Bootstrapping is a powerful statistical method that involves generating “bootstrap” samples from an existing dataset and then analyzing these samples. The technique is based on random sampling with replacement.
Bootstrapping is used to estimate the sampling distribution of a statistic and to calculate confidence intervals and hypothesis tests, especially when the theoretical distribution of the statistic is complex or unknown.
Here is a basic overview of how bootstrapping works:
1. **Resampling**: Given a sample of size n, draw a sample of size n *with replacement*. This means that after each draw, we put the chosen element back into the sample set, so it could be picked again. This new sample is called a bootstrap sample.
2. **Calculating the Statistic**: Calculate the statistic of interest with the bootstrap sample (for example, the mean, median, proportion, standard deviation, etc.).
3. **Repeat**: Repeat the process many times (commonly thousands or tens of thousands of times), each time drawing a new bootstrap sample and calculating the statistic.
4. **Estimate the Sampling Distribution**: The collected bootstrap statistics form an empirical sampling distribution of the statistic, which can be used to estimate the mean, standard error, and confidence intervals.
Bootstrapping has several key advantages and uses:
– **Flexibility**: Bootstrapping makes fewer assumptions about the data and can be used when the theoretical distribution of a statistic is complex or unknown.

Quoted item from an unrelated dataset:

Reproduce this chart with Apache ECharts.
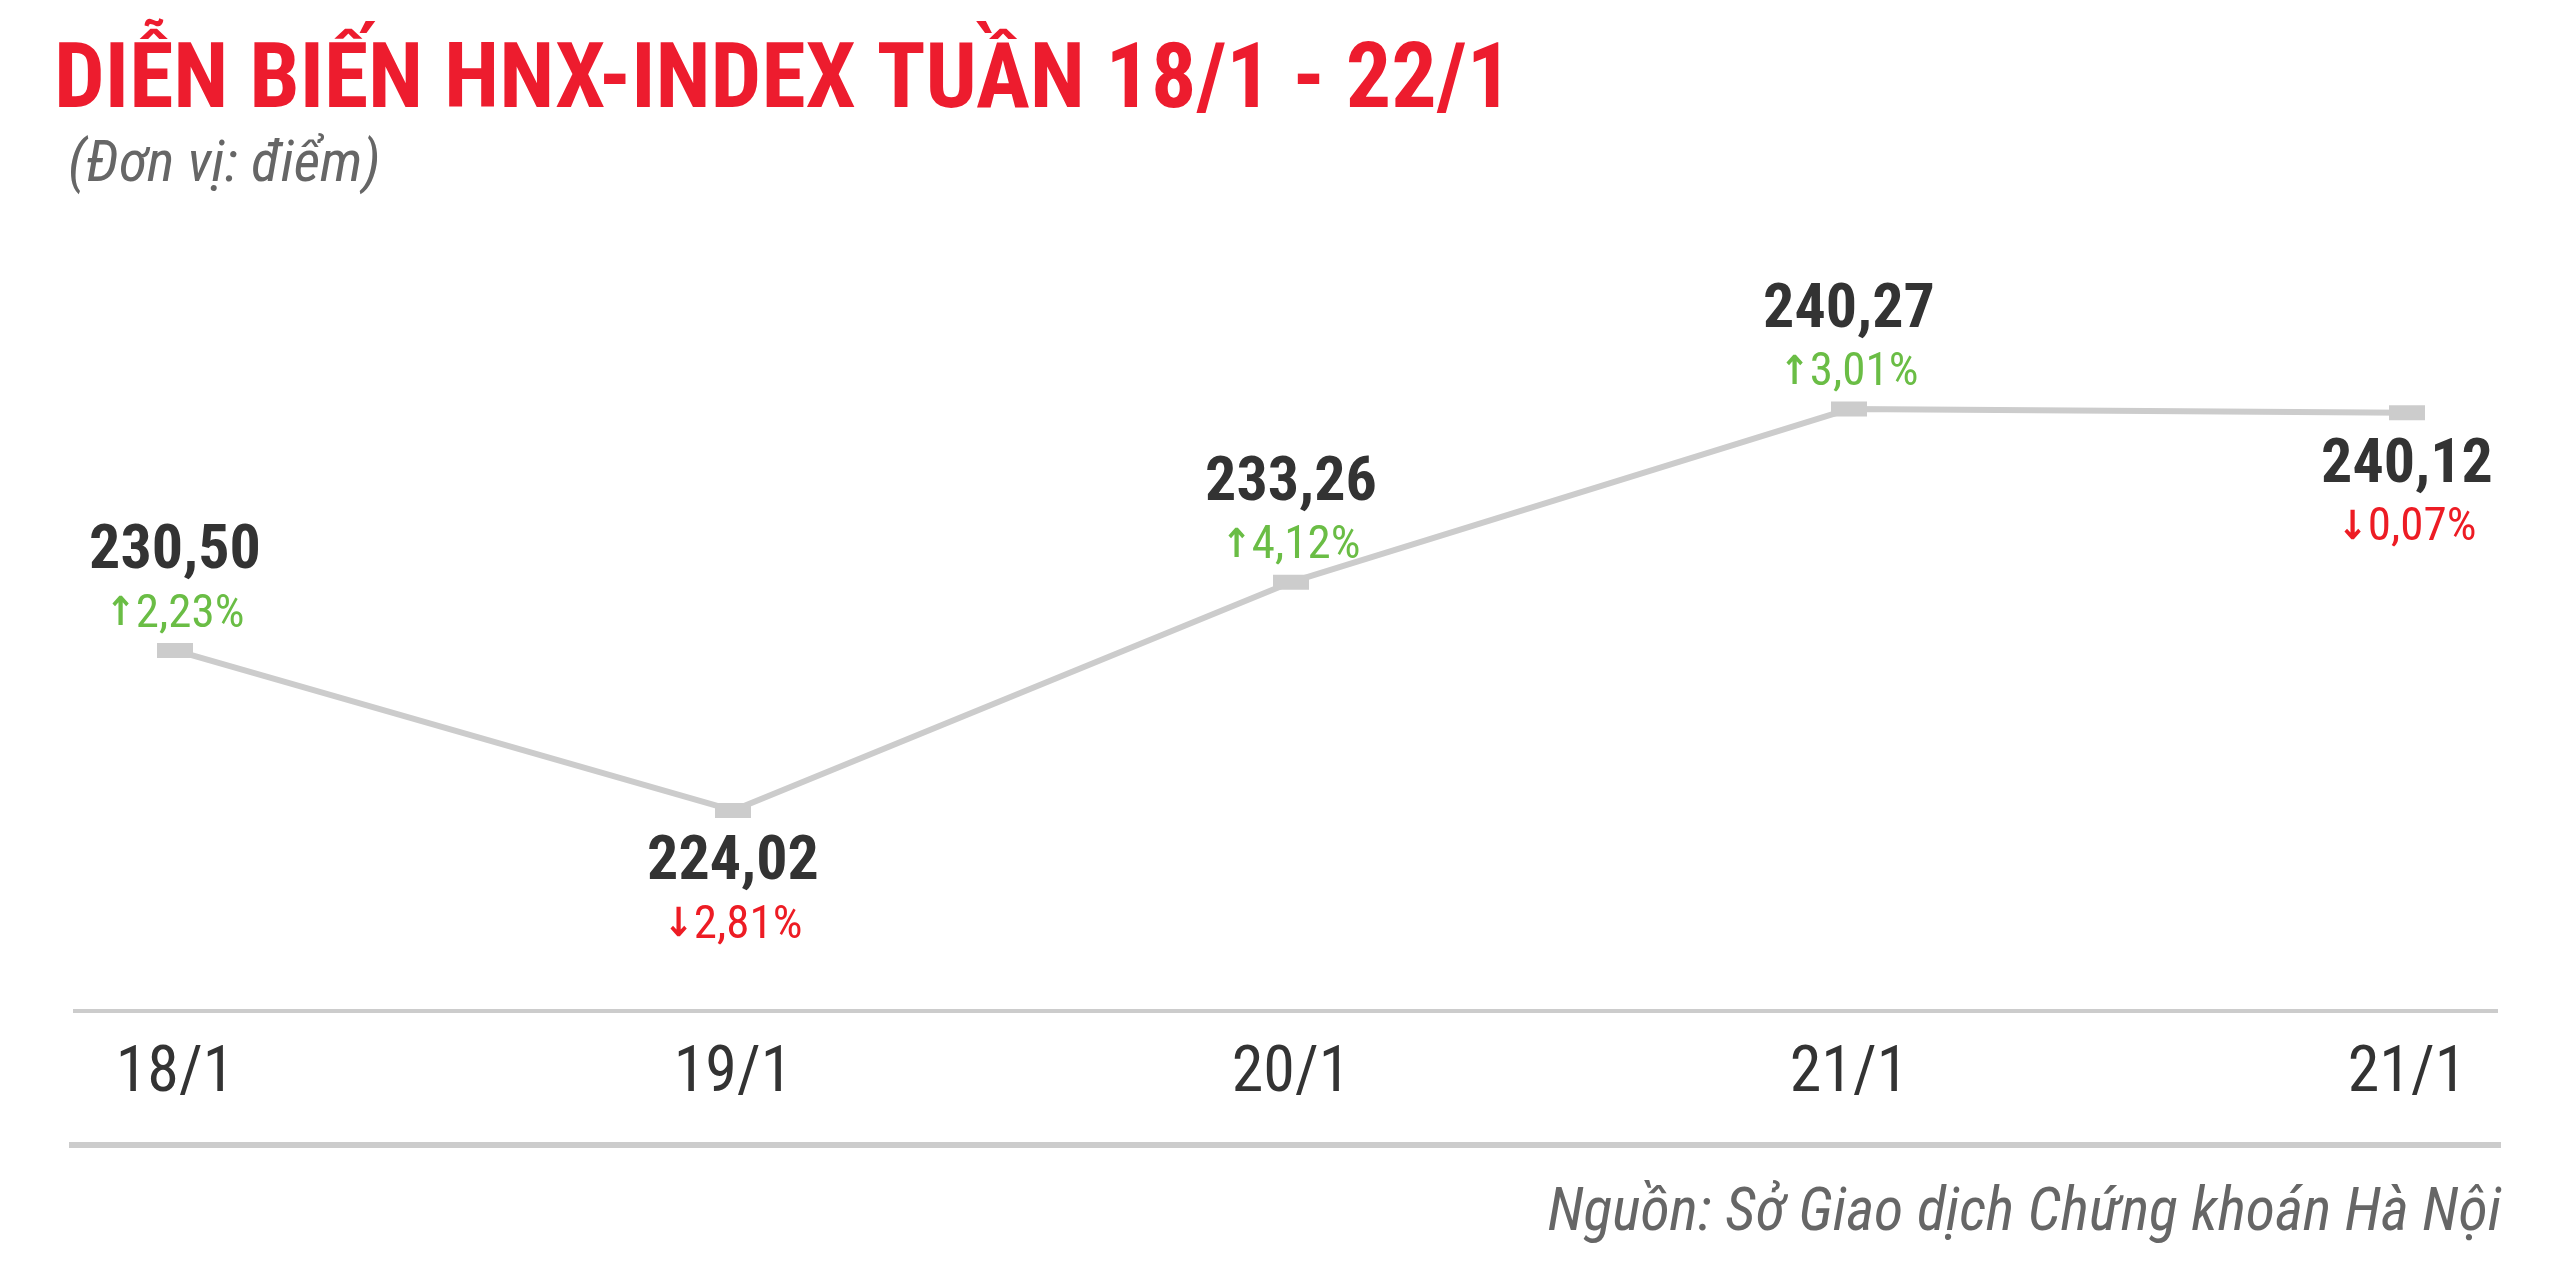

– **Practicality**: Bootstrapping can be a practical solution when you have a small sample size or when you are dealing with non-parametric statistics.
– **Estimating Confidence Intervals**: Bootstrapping can estimate the variability of a statistic (like the mean, median, proportion, etc.) and construct confidence intervals around a point estimate.
– **Testing Hypotheses**: Bootstrapping can also be used to conduct hypothesis tests.
The term “bootstrap” originates from the phrase “to pull oneself up by one’s bootstraps,” which is an old idiom that means to improve one’s situation by one’s own efforts.
In statistics, the bootstrap method is so named because it mimics the idea of creating something larger (in this case, an estimate about a population or a more comprehensive understanding of the statistical properties of an estimator) out of something smaller (a sample), much like the idiom suggests improving one’s situation using only existing resources.
The bootstrap method allows us to make robust statistical inferences based solely on the data we have, without making strong assumptions about the population or the statistical properties of our estimator. Hence, it’s like we’re pulling ourselves up by our statistical bootstraps.
The term was introduced by the American statistician Bradley Efron in the late 1970s in this context.
It’s important to note that while bootstrapping is a powerful tool, it does have its limitations. For example, it might not perform well with very small original sample sizes or with data that contain extreme outliers. In such situations, the bootstrap samples may not accurately reflect the true population.